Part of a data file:
# # # #
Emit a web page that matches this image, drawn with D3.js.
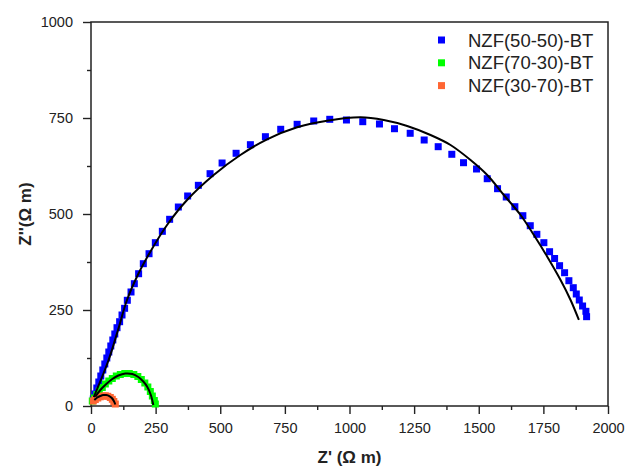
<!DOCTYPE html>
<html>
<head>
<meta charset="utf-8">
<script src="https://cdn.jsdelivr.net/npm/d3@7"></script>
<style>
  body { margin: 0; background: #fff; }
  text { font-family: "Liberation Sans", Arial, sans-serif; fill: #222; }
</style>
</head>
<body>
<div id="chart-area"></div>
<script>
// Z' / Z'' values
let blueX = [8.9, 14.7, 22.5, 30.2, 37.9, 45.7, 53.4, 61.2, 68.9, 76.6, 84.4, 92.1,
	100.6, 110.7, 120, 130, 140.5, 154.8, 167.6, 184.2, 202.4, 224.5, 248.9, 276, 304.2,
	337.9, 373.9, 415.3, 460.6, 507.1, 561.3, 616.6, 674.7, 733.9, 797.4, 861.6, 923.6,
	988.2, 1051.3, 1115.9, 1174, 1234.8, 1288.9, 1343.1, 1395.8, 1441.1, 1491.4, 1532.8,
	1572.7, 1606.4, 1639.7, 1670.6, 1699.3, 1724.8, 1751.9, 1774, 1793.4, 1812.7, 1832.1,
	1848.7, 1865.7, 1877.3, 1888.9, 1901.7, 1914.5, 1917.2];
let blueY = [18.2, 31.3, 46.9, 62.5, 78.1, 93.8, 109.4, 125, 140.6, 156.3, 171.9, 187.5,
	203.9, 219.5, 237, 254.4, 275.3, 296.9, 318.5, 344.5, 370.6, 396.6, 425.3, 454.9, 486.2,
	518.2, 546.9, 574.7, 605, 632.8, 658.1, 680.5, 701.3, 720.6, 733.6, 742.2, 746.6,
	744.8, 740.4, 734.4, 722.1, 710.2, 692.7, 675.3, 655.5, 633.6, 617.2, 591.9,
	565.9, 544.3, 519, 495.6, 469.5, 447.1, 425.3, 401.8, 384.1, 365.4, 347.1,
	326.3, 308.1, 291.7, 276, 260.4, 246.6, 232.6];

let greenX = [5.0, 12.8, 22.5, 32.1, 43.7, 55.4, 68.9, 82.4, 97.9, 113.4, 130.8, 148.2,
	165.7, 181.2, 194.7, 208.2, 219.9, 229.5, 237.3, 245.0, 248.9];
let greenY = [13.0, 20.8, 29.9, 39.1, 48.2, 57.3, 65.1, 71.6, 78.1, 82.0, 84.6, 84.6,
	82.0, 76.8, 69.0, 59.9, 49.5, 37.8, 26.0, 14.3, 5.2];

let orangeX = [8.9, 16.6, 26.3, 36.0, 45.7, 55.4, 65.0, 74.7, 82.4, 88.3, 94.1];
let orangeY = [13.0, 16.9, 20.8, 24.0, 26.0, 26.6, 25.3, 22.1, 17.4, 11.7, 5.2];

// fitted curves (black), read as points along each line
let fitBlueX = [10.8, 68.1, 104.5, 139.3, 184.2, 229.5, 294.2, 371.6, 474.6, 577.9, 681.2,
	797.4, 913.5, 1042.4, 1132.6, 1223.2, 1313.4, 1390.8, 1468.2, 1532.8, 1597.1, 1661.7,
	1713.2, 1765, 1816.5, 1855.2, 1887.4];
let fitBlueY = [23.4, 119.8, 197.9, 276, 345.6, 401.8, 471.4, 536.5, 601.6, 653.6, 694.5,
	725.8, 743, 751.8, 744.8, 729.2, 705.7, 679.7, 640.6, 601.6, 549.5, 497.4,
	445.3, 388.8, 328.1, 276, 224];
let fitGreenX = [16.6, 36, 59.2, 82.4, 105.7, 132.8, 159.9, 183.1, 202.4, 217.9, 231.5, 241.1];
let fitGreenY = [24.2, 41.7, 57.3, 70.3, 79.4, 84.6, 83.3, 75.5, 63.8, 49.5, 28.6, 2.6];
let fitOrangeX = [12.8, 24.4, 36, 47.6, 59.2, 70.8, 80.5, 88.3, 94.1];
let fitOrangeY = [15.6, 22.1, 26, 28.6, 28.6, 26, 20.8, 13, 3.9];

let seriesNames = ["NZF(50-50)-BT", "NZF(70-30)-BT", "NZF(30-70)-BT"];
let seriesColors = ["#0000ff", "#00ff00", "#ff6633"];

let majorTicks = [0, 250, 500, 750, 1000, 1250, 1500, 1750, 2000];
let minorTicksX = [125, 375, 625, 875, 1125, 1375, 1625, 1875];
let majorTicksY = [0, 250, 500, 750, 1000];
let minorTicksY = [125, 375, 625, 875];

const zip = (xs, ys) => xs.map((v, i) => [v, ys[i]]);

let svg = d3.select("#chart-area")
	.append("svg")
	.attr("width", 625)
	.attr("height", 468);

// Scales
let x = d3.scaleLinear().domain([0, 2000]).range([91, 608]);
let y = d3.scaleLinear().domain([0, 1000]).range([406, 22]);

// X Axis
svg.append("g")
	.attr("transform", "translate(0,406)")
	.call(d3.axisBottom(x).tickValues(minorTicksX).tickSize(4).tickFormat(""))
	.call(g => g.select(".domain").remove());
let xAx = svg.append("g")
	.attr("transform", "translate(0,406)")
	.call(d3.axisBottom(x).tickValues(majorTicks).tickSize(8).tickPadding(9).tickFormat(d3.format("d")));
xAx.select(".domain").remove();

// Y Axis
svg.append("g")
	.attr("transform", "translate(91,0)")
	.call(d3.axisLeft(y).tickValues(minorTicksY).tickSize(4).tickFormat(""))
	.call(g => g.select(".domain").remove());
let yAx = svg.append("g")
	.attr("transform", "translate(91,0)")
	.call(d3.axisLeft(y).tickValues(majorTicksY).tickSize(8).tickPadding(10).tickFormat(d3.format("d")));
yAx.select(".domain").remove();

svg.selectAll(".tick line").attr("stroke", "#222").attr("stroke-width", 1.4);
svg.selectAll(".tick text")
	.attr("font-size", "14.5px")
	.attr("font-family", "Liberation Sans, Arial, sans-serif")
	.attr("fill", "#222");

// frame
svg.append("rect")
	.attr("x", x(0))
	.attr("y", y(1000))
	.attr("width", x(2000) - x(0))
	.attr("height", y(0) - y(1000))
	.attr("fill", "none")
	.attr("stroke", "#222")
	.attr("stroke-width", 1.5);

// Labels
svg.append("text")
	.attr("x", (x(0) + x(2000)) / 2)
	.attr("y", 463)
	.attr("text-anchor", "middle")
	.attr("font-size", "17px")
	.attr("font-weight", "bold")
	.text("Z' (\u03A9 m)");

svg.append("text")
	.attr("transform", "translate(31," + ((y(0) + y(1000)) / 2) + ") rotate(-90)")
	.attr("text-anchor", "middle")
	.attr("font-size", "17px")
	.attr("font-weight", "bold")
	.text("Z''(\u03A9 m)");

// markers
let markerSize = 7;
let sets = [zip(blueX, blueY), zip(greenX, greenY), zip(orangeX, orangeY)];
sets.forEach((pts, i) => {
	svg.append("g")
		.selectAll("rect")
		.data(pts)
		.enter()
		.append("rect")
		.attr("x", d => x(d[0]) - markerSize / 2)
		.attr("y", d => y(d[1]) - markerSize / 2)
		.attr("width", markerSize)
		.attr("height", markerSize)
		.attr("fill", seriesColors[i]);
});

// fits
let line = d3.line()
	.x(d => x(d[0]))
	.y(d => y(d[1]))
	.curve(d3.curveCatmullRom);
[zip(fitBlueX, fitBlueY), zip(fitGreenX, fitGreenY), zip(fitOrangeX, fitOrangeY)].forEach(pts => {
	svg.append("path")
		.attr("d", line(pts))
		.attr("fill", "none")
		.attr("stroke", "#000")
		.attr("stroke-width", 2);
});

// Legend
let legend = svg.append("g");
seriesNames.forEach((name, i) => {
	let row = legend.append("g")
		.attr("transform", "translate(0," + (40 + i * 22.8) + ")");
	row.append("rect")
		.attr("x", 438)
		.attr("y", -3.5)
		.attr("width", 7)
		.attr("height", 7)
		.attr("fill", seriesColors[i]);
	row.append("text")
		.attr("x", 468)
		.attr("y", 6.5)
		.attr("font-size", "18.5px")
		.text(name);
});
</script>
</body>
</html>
# # # #
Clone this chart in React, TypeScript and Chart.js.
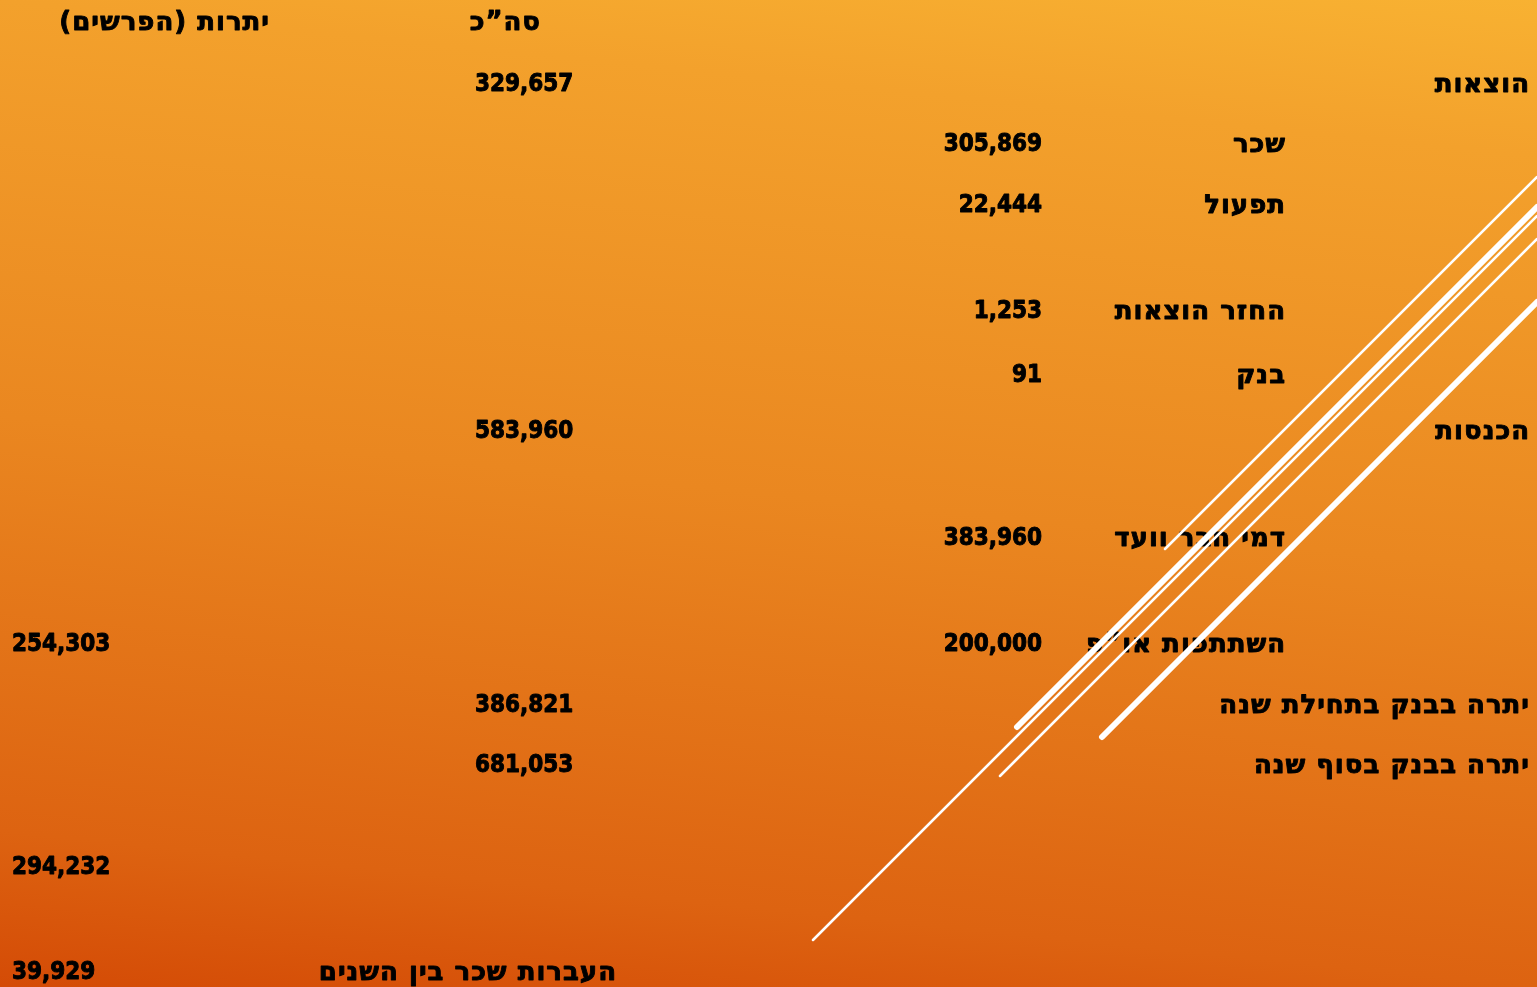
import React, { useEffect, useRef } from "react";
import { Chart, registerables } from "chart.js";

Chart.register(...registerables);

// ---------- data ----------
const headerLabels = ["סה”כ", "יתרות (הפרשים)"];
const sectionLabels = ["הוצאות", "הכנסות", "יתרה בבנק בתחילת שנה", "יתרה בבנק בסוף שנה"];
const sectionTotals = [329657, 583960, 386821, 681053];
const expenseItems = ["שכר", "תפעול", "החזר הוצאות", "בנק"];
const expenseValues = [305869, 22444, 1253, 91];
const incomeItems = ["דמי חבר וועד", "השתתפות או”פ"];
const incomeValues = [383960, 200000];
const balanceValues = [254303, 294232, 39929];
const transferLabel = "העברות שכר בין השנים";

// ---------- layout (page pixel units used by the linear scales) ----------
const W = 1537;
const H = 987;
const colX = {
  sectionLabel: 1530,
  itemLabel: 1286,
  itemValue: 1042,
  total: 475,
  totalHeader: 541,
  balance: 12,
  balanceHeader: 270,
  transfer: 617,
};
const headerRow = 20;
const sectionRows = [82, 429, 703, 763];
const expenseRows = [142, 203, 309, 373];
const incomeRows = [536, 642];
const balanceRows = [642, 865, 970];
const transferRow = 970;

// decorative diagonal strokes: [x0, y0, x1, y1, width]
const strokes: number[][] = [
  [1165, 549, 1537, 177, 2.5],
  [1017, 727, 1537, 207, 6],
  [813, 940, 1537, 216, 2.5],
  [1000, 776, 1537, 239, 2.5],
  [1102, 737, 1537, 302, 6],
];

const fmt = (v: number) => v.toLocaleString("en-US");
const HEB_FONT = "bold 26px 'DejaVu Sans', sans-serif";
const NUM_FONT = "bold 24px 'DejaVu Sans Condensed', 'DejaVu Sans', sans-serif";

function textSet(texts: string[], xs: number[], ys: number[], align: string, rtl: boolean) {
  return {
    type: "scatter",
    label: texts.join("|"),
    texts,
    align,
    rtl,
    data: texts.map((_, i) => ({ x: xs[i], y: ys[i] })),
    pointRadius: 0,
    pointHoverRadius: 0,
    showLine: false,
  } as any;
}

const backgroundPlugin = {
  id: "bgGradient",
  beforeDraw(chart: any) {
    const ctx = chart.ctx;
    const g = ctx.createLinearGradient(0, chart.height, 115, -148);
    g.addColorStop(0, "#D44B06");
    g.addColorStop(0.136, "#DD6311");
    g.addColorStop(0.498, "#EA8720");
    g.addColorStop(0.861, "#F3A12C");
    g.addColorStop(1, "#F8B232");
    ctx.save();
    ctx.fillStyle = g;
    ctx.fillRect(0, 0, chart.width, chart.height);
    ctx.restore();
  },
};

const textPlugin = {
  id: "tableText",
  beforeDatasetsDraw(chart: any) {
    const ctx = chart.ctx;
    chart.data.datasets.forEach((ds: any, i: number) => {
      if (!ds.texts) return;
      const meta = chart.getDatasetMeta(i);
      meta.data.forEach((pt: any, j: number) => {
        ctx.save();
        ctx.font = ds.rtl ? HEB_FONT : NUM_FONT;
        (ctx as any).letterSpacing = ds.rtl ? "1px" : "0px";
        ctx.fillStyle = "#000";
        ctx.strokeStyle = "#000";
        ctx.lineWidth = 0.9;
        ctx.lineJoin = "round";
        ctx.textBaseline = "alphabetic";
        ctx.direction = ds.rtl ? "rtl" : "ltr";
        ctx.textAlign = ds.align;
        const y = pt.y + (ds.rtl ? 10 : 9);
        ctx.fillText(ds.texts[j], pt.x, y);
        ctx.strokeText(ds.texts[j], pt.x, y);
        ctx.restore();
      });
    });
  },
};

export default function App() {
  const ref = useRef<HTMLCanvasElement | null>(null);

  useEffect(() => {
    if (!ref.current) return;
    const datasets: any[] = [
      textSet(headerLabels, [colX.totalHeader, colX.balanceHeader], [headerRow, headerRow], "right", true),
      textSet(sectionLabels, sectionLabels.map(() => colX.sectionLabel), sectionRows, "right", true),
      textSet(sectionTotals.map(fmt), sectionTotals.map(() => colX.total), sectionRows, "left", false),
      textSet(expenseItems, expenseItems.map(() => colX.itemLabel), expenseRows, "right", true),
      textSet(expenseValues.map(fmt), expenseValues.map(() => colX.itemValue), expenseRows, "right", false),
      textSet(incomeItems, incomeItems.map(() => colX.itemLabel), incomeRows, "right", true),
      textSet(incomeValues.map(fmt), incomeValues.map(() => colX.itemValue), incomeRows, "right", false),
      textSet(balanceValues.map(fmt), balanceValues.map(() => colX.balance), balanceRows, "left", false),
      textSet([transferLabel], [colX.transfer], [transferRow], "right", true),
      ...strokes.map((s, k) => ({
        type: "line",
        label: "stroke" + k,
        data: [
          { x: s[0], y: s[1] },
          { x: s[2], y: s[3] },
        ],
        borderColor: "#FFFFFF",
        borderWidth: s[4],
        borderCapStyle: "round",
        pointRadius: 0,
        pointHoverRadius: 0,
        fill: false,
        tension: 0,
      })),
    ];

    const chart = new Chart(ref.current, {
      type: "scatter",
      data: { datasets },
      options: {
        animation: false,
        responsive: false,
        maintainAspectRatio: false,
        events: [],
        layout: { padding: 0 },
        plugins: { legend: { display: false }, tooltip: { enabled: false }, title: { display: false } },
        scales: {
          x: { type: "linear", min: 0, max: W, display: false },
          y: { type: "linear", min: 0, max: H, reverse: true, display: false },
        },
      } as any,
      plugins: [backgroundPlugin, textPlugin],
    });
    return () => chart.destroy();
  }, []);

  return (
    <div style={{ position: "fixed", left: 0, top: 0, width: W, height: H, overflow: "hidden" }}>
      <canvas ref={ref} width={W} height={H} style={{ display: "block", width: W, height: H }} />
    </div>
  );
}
# # # #
- **Short exercise**
In the records above, find the line with "Clone this chart" and the line with "Chart.register(...registerables);", then restate word for word only those two lines and all lines between, omitting pictures.

- **Full output**
Clone this chart in React, TypeScript and Chart.js.
import React, { useEffect, useRef } from "react";
import { Chart, registerables } from "chart.js";

Chart.register(...registerables);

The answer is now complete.